▶ Objective
Retype word for word the first line of the listing and each line after it up to the line with "from matplotlib.patches import Rectangle", with the pictures taken out.

Source records

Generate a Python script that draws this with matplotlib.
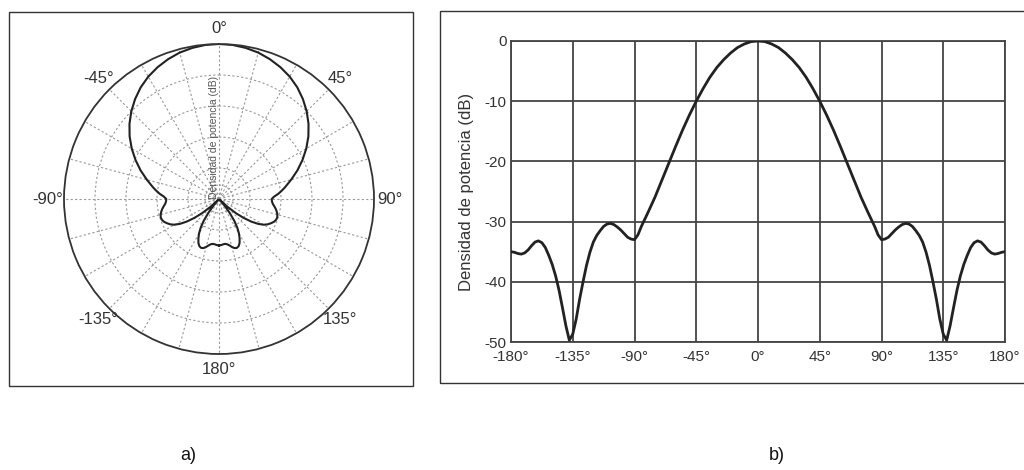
#-------------------------------------------------#
#--------------Libraries--------------------------#
#-------------------------------------------------#

import numpy as np
import matplotlib
matplotlib.use("Agg")
import matplotlib.pyplot as plt
from matplotlib.patches import Rectangle

plt.rcParams['font.family'] = ['Liberation Sans', 'DejaVu Sans']
plt.rcParams['axes.unicode_minus'] = False

#-------------------------------------------------#
#---------------Data--------#
#-------------------------------------------------#

angle_deg = [-180, -177.5, -175, -172.5, -170, -167.5, -165, -162.5, -160, -157.5,
             -155, -152.5, -150, -147.5, -145, -142.5, -140, -137.5, -135, -132.5,
             -130, -127.5, -125, -122.5, -120, -117.5, -115, -112.5, -110, -107.5,
             -105, -102.5, -100, -97.5, -95, -92.5, -90, -87.5, -85, -82.5,
             -80, -75, -70, -65, -60, -55, -50, -45, -40, -35,
             -30, -25, -20, -15, -10, -5, 0,
             5, 10, 15, 20, 25, 30, 35, 40, 45, 50,
             55, 60, 65, 70, 75, 80, 82.5, 85, 87.5, 90,
             92.5, 95, 97.5, 100, 102.5, 105, 107.5, 110, 112.5, 115,
             117.5, 120, 122.5, 125, 127.5, 130, 132.5, 135, 137.5, 140,
             142.5, 145, 147.5, 150, 152.5, 155, 157.5, 160, 162.5, 165,
             167.5, 170, 172.5, 175, 177.5, 180]

density_db = [-35.0, -35.1, -35.3, -35.4, -35.2, -34.7, -34.0, -33.4, -33.2, -33.5,
              -34.3, -35.6, -37.1, -39.0, -41.4, -44.3, -47.3, -49.7, -48.7, -46.2,
              -42.9, -40.0, -37.3, -35.1, -33.4, -32.3, -31.5, -30.8, -30.4, -30.3,
              -30.5, -30.9, -31.4, -32.0, -32.6, -32.9, -33.0, -32.2, -30.8, -29.6,
              -28.4, -25.9, -23.1, -20.3, -17.5, -14.8, -12.3, -10.0, -7.9, -6.0,
              -4.4, -3.1, -2.0, -1.1, -0.5, -0.1, 0.0,
              -0.1, -0.5, -1.1, -2.0, -3.1, -4.4, -6.0, -7.9, -10.0, -12.3,
              -14.8, -17.5, -20.3, -23.1, -25.9, -28.4, -29.6, -30.8, -32.2, -33.0,
              -32.9, -32.6, -32.0, -31.4, -30.9, -30.5, -30.3, -30.4, -30.8, -31.5,
              -32.3, -33.4, -35.1, -37.3, -40.0, -42.9, -46.2, -48.7, -49.7, -47.3,
              -44.3, -41.4, -39.0, -37.1, -35.6, -34.3, -33.5, -33.2, -33.4, -34.0,
              -34.7, -35.2, -35.4, -35.3, -35.1, -35.0]

db_floor = -50
ring_db = [-45.5, -40, -30, -20, -10]
spoke_deg = list(range(0, 360, 15))
spoke_labels = {0: "0°", 45: "45°", 90: "90°", 135: "135°",
                180: "180°", 225: "-135°", 270: "-90°", 315: "-45°"}

x_ticks = [-180, -135, -90, -45, 0, 45, 90, 135, 180]
y_ticks = [0, -10, -20, -30, -40, -50]

ylabel = "Densidad de potencia (dB)"

#-------------------------------------------------#
#---------------Figure----------------------------#
#-------------------------------------------------#

fig = plt.figure(figsize=(10.24, 4.70), dpi=100)

line_col = "#222222"
grid_col = "#999999"
text_col = "#333333"

# frames around each panel
fig.patches.append(Rectangle((9/1024, 1-386/470), 404/1024, 374/470, transform=fig.transFigure,
                             fill=False, edgecolor="#333333", lw=1.0))
fig.patches.append(Rectangle((440/1024, 1-383/470), 600/1024, 372/470, transform=fig.transFigure,
                             fill=False, edgecolor="#333333", lw=1.0))

#-------------------------------------------------#
#---------------a) polar plot---------------------#
#-------------------------------------------------#

ax1 = fig.add_axes([64/1024, 1-354/470, 310/1024, 310/470], projection="polar")
ax1.set_theta_zero_location("N")
ax1.set_theta_direction(-1)

theta = np.deg2rad(angle_deg)
r = np.array(density_db) - db_floor
ax1.plot(theta, r, color=line_col, lw=1.5)

ax1.set_ylim(0, -db_floor)
ax1.set_rgrids([d - db_floor for d in ring_db], labels=[""] * len(ring_db))
ax1.set_thetagrids(spoke_deg, labels=[spoke_labels.get(a, "") for a in spoke_deg])
ax1.grid(True, color=grid_col, lw=0.8, linestyle=(0, (2, 2)))
ax1.spines["polar"].set_color("#333333")
ax1.spines["polar"].set_linewidth(1.3)
ax1.tick_params(axis="x", labelsize=12, labelcolor=text_col, pad=1)

ax1.text(0, 0, ylabel, rotation=90, ha="right", va="bottom", fontsize=7.5,
         color="#555555", zorder=5)

#-------------------------------------------------#
#---------------b) cartesian plot-----------------#
#-------------------------------------------------#

ax2 = fig.add_axes([511/1024, 1-342/470, 494/1024, 301/470])
ax2.plot(angle_deg, density_db, color=line_col, lw=2.0, zorder=3)
ax2.set_xlim(-180, 180)
ax2.set_ylim(-50, 0)
ax2.set_xticks(x_ticks)
ax2.set_xticklabels([f"{t}°" for t in x_ticks])
ax2.set_yticks(y_ticks)
ax2.grid(True, color="#444444", lw=1.3)
for s in ax2.spines.values():
    s.set_color("#444444")
    s.set_linewidth(1.3)
ax2.tick_params(length=0, labelsize=11, labelcolor=text_col)
ax2.tick_params(axis="x", pad=6)
ax2.tick_params(axis="y", pad=3)
ax2.set_ylabel(ylabel, fontsize=12, color=text_col, labelpad=8)

#-------------------------------------------------#
#---------------panel letters---------------------#
#-------------------------------------------------#

fig.text(188/1024, 1-456/470, "a)", ha="center", va="center", fontsize=13, color="#111111")
fig.text(777/1024, 1-456/470, "b)", ha="center", va="center", fontsize=13, color="#111111")

plt.savefig("out.png", dpi=100)
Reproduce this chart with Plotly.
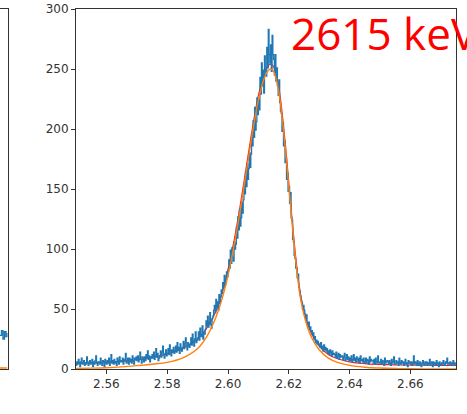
import numpy as np
import plotly.graph_objects as go

# ---- data ----
bin_start = 2.55
bin_width = 0.00025
counts = (
    [3,6,4,8,5,2,6,9,4,5] + [7,3,5,4,10,6,3,5,7,4] + [5,8,2,6,4,7,11,5,3,6] + [6,4,9,5,3,7,6,2,8,5]
    + [4,7,5,9,3,6,12,5,7,4] + [8,5,6,3,9,7,4,10,6,7] + [6,9,4,8,7,13,5,6,9,4] + [9,6,8,5,11,7,4,9,8,10]
    + [7,11,6,9,14,8,5,10,9,6] + [10,7,12,9,15,8,11,6,10,9] + [12,9,14,8,11,17,10,13,7,9]
    + [11,15,10,14,19,12,9,13,16,11]
    + [13,17,12,20,15,11,16,14,18,13] + [15,19,14,22,16,18,13,21,17,15] + [18,23,17,21,26,19,16,22,20,18]
    + [21,26,20,29,23,19,25,31,22,24]
    + [26,31,24,34,28,27,36,25,30,29] + [33,40,36,44,35,39,47,37,34,42] + [44,49,53,47,58,51,56,49,62,55]
    + [60,66,63,72,68,78,70,75,81,77]
    + [82,91,84,99,88,101,93,90,106,100] + [104,118,109,127,116,133,119,126,139,130]
    + [141,153,146,164,152,171,158,167,180,168] + [179,196,186,207,193,218,199,206,226,212]
    + [224,216,243,229,255,236,249,230,261,248] + [244,268,251,283,262,255,270,248,278,262]
    + [258,245,262,240,251,236,228,241,222,215] + [213,198,205,186,190,172,176,158,163,148]
    + [152,138,147,126,124,108,106,95,92,84] + [84,76,79,68,65,61,57,55,50,53]
    + [49,46,42,45,38,36,39,33,35,31] + [32,28,30,25,27,22,24,21,23,20]
    + [21,18,22,17,19,15,20,16,18,15] + [17,13,15,12,16,14,11,15,12,13] + [12,10,14,9,11,13,8,12,10,11]
    + [11,8,10,13,7,9,12,8,10,7]
    + [9,7,11,6,8,12,7,9,6,10] + [8,6,9,5,11,7,8,6,9,5] + [6,9,5,8,7,4,10,6,8,7] + [7,5,8,4,9,6,5,11,6,5]
    + [5,8,4,7,6,3,9,5,6,7] + [6,4,7,5,3,8,5,6,10,4] + [4,7,5,6,3,9,5,4,7,5] + [6,3,5,8,4,5,2,7,5,6]
    + [4,6,3,5,11,4,6,5,3,7] + [5,3,6,4,2,5,7,4,3,6] + [4,6,3,5,4,8,3,5,6,2] + [6,4,5,3,7,4,5,2,6,4]
    + [3,5,4,7,4,3,6,5,9,4] + [5,4,6,3,5,4,7,3,5,4]
)
fit_x = [2.550,2.555,2.560,2.565,2.570,2.575,2.580,2.585,2.590,2.593,2.596,2.598,2.600,
         2.602,2.604,2.606,2.608,2.610,2.612,2.613,2.614,2.615,2.616,2.617,2.618,2.619,
         2.620,2.621,2.622,2.623,2.624,2.625,2.627,2.630,2.633,2.636,2.640,2.645,2.650,
         2.655,2.660,2.668,2.675]
fit_peak = [0.4,0.7,1.1,1.8,2.8,4.0,5.5,9,17,27,43,58,78,103,132,164,196,224,243,248,250,
            248,240,226,205,180,152,124,97,74,57,45,29,16,9,5.5,3,1.5,0.8,0.4,0.2,0.1,0.05]
fit_total = [4.9,5.2,5.7,6.4,7.6,9.5,12.5,17,25,34,48,63,83,107,136,168,200,228,
             247,252,254,252,244,230,209,184,155,127,100,77,60,48,32,19,12,8.5,6,4.5,3.8,
             3.4,3.2,3.1,3.05]
x_ticks = [2.56, 2.58, 2.60, 2.62, 2.64, 2.66]
y_ticks = [0, 50, 100, 150, 200, 250, 300]
label = "2615 keV"

# neighbouring (cut-off) panel
prev_x = [0.0, 0.2, 0.4, 0.6, 0.8, 1.0]
prev_counts = [28, 32, 25, 31, 27, 30]
prev_fit = [0.8, 0.8, 0.8, 0.8, 0.8, 0.8]

edges = bin_start + bin_width * np.arange(len(counts) + 1)
step_y = counts + [counts[-1]]

fig = go.Figure()
fig.add_trace(go.Scatter(x=fit_x, y=fit_total, mode="lines", line=dict(color="#ff1a1a", width=1.2, shape="spline"),
                         xaxis="x", yaxis="y"))
fig.add_trace(go.Scatter(x=edges, y=step_y, mode="lines", line=dict(color="#1f77b4", width=1.3, shape="hv"),
                         xaxis="x", yaxis="y"))
fig.add_trace(go.Scatter(x=fit_x, y=fit_peak, mode="lines", line=dict(color="#ff7f0e", width=1.4, shape="spline"),
                         xaxis="x", yaxis="y"))

fig.add_trace(go.Scatter(x=prev_x, y=prev_counts, mode="lines", line=dict(color="#1f77b4", width=1.4, shape="hv"),
                         xaxis="x2", yaxis="y2"))
fig.add_trace(go.Scatter(x=prev_x, y=prev_fit, mode="lines", line=dict(color="#ff7f0e", width=1.4),
                         xaxis="x2", yaxis="y2"))

W, H = 467, 414
ax_common = dict(showgrid=False, zeroline=False, showline=True, linecolor="#333", linewidth=1, mirror=True)
fig.update_layout(
    width=W, height=H, margin=dict(l=0, r=0, t=0, b=0, autoexpand=False),
    paper_bgcolor="white", plot_bgcolor="white", showlegend=False,
    font=dict(family="DejaVu Sans", size=12, color="#333"),
    xaxis=dict(domain=[76 / W, 456 / W], range=[2.55, 2.675], tickvals=x_ticks,
               ticktext=[f"{v:.2f}" for v in x_ticks], ticks="outside", ticklen=4,
               tickcolor="#333", anchor="y", **ax_common),
    yaxis=dict(domain=[(H - 369) / H, (H - 9) / H], range=[0, 300], tickvals=y_ticks,
               ticks="outside", ticklen=4, tickcolor="#333", anchor="x", **ax_common),
    xaxis2=dict(domain=[0, 7.5 / W], range=[0, 1], showticklabels=False, ticks="",
                anchor="y2", **ax_common),
    yaxis2=dict(domain=[(H - 369) / H, (H - 9) / H], range=[0, 300], showticklabels=False,
                ticks="", anchor="x2", **ax_common),
)
fig.add_annotation(text=label, xref="paper", yref="paper", x=289 / W, y=(H - 33) / H,
                   xanchor="left", yanchor="middle", showarrow=False,
                   font=dict(family="Open Sans", size=44, color="#ff0000"))
fig.write_html("out.html", config={"displayModeBar": False},
               post_script="document.body.style.margin='0';document.body.style.overflow='hidden';")
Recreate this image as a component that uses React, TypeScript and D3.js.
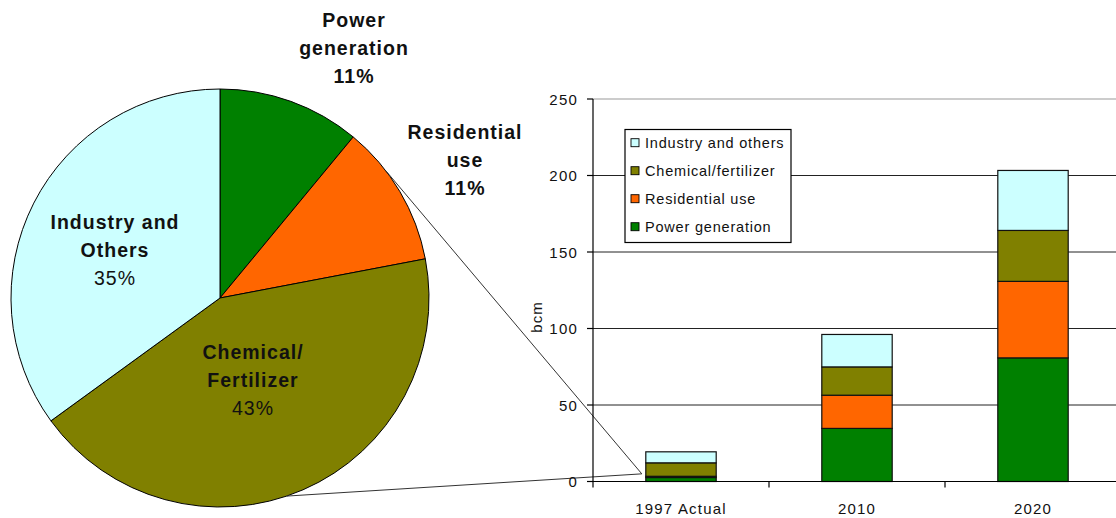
import React from "react";
import * as d3 from "d3";

// ---- data ----
const categories = ["1997 Actual", "2010", "2020"];
const powerGeneration = [2.6, 34.7, 80.8];
const residentialUse = [0.8, 21.7, 50.0];
const chemicalFertilizer = [8.8, 18.5, 33.3];
const industryOthers = [7.2, 21.2, 39.2];
const yTicks = [0, 50, 100, 150, 200, 250];

const seriesKeys = ["power", "residential", "chemical", "industry"];
const legendLabels = ["Industry and others", "Chemical/fertilizer", "Residential use", "Power generation"];
const legendKeys = ["industry", "chemical", "residential", "power"];

const pieShares = [11, 11, 43, 35];
const pieKeys = ["power", "residential", "chemical", "industry"];
const pieLabelLines = [
  ["Power", "generation", "11%"],
  ["Residential", "use", "11%"],
  ["Chemical/", "Fertilizer", "43%"],
  ["Industry and", "Others", "35%"],
];

// ---- style / layout ----
const COLORS: Record<string, string> = {
  power: "#008000",
  residential: "#FF6600",
  chemical: "#808000",
  industry: "#CCFFFF",
};
const FONT = "Arial, 'Liberation Sans', sans-serif";
const W = 1116;
const H = 518;

const PIE_CX = 220;
const PIE_CY = 298;
const PIE_R = 209;
const pieLabelPos = [
  { x: 354, y: 48, pctBold: true },
  { x: 465, y: 160, pctBold: true },
  { x: 253, y: 380, pctBold: false },
  { x: 115, y: 250, pctBold: false },
];
const LINE_H = 28.4;

const PLOT_LEFT = 593;
const STEP = 176;
const PLOT_TOP = 99;
const PLOT_BOTTOM = 481.5;

export default function App() {
  const x = d3
    .scaleBand<string>()
    .domain(categories)
    .range([PLOT_LEFT, PLOT_LEFT + STEP * categories.length])
    .paddingInner(0.6)
    .paddingOuter(0.3);
  const y = d3.scaleLinear().domain([0, 250]).range([PLOT_BOTTOM, PLOT_TOP]);

  const table = categories.map((c, i) => ({
    category: c,
    power: powerGeneration[i],
    residential: residentialUse[i],
    chemical: chemicalFertilizer[i],
    industry: industryOthers[i],
  }));
  const stacked = d3.stack<any>().keys(seriesKeys)(table);

  const pie = d3.pie<number>().sort(null).value((d) => d)(pieShares);
  const arc = d3.arc<d3.PieArcDatum<number>>().innerRadius(0).outerRadius(PIE_R);

  // connector lines from the pie to the 1997 bar
  const connEnd: [number, number] = [(x(categories[0]) as number) - 4, y(5)];
  const connAngles = [52.4, 161.4].map((a) => (a * Math.PI) / 180);
  const connStarts = connAngles.map((a) => [PIE_CX + PIE_R * Math.sin(a), PIE_CY - PIE_R * Math.cos(a)]);

  const boundaries = d3.range(categories.length + 1).map((i) => PLOT_LEFT + i * STEP);

  return (
    <div style={{ position: "absolute", left: 0, top: 0 }}>
      <svg width={W} height={H} style={{ display: "block", background: "#fff" }} fontFamily={FONT}>
        <rect x={0} y={0} width={W} height={H} fill="#fff" />

        {/* pie */}
        <g transform={`translate(${PIE_CX},${PIE_CY})`}>
          {pie.map((p, i) => (
            <path key={i} d={arc(p) as string} fill={COLORS[pieKeys[i]]} stroke="#000" strokeWidth={1} />
          ))}
        </g>

        {/* pie labels */}
        {pieLabelLines.map((lines, i) => (
          <g key={i}>
            {lines.map((t, j) => (
              <text
                key={j}
                x={pieLabelPos[i].x}
                y={pieLabelPos[i].y + (j - 1) * LINE_H}
                textAnchor="middle"
                dominantBaseline="central"
                fontSize={19.5}
                letterSpacing={1}
                fontWeight={j === 2 && !pieLabelPos[i].pctBold ? "normal" : "bold"}
                fill="#111"
              >
                {t}
              </text>
            ))}
          </g>
        ))}

        {/* gridlines */}
        {yTicks
          .filter((t) => t > 0)
          .map((t) => (
            <line
              key={t}
              x1={PLOT_LEFT}
              x2={W}
              y1={y(t)}
              y2={y(t)}
              stroke={t === 250 ? "#999" : "#222"}
              strokeWidth={1}
            />
          ))}

        {/* connectors */}
        {connStarts.map((s, i) => (
          <line key={i} x1={s[0]} y1={s[1]} x2={connEnd[0]} y2={connEnd[1]} stroke="#333" strokeWidth={1} />
        ))}

        {/* bars */}
        {stacked.map((layer) =>
          layer.map((d, i) => (
            <rect
              key={layer.key + i}
              x={x(categories[i])}
              width={x.bandwidth()}
              y={y(d[1])}
              height={y(d[0]) - y(d[1])}
              fill={COLORS[layer.key]}
              stroke="#111"
              strokeWidth={1.2}
            />
          ))
        )}

        {/* y axis */}
        <line x1={PLOT_LEFT} x2={PLOT_LEFT} y1={PLOT_TOP} y2={PLOT_BOTTOM} stroke="#000" strokeWidth={1.2} />
        {yTicks.map((t) => (
          <g key={t}>
            <line x1={PLOT_LEFT - 6} x2={PLOT_LEFT} y1={y(t)} y2={y(t)} stroke="#000" strokeWidth={1.2} />
            <text
              x={PLOT_LEFT - 15}
              y={y(t)}
              textAnchor="end"
              dominantBaseline="central"
              fontSize={15}
              letterSpacing={1.2}
              fill="#111"
            >
              {t}
            </text>
          </g>
        ))}
        <text
          transform={`translate(536,317) rotate(-90)`}
          textAnchor="middle"
          dominantBaseline="central"
          fontSize={15}
          letterSpacing={1}
          fill="#111"
        >
          bcm
        </text>

        {/* x axis */}
        <line x1={PLOT_LEFT} x2={W} y1={PLOT_BOTTOM} y2={PLOT_BOTTOM} stroke="#000" strokeWidth={1.2} />
        {boundaries.map((b, i) => (
          <line key={i} x1={b} x2={b} y1={PLOT_BOTTOM} y2={PLOT_BOTTOM + 6} stroke="#000" strokeWidth={1.2} />
        ))}
        {categories.map((c) => (
          <text
            key={c}
            x={(x(c) as number) + x.bandwidth() / 2}
            y={508}
            textAnchor="middle"
            dominantBaseline="central"
            fontSize={15}
            letterSpacing={1.2}
            fill="#111"
          >
            {c}
          </text>
        ))}

        {/* legend */}
        <rect x={625} y={129.5} width={166} height={113} fill="#fff" stroke="#000" strokeWidth={1.2} />
        {legendLabels.map((lab, i) => (
          <g key={lab} transform={`translate(631,${142.7 + i * 28})`}>
            <rect x={0} y={-4} width={8} height={8} fill={COLORS[legendKeys[i]]} stroke="#000" strokeWidth={0.9} />
            <text x={14} y={0} dominantBaseline="central" fontSize={14.5} letterSpacing={0.8} fill="#111">
              {lab}
            </text>
          </g>
        ))}
      </svg>
    </div>
  );
}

▶ Problem solution
Generate a Python script that draws this with matplotlib.
#-------------------------------------------------#
#--------------Libraries--------------------------#
#-------------------------------------------------#

import numpy as np
import matplotlib
matplotlib.use("Agg")
import matplotlib.pyplot as plt
from matplotlib.patches import Rectangle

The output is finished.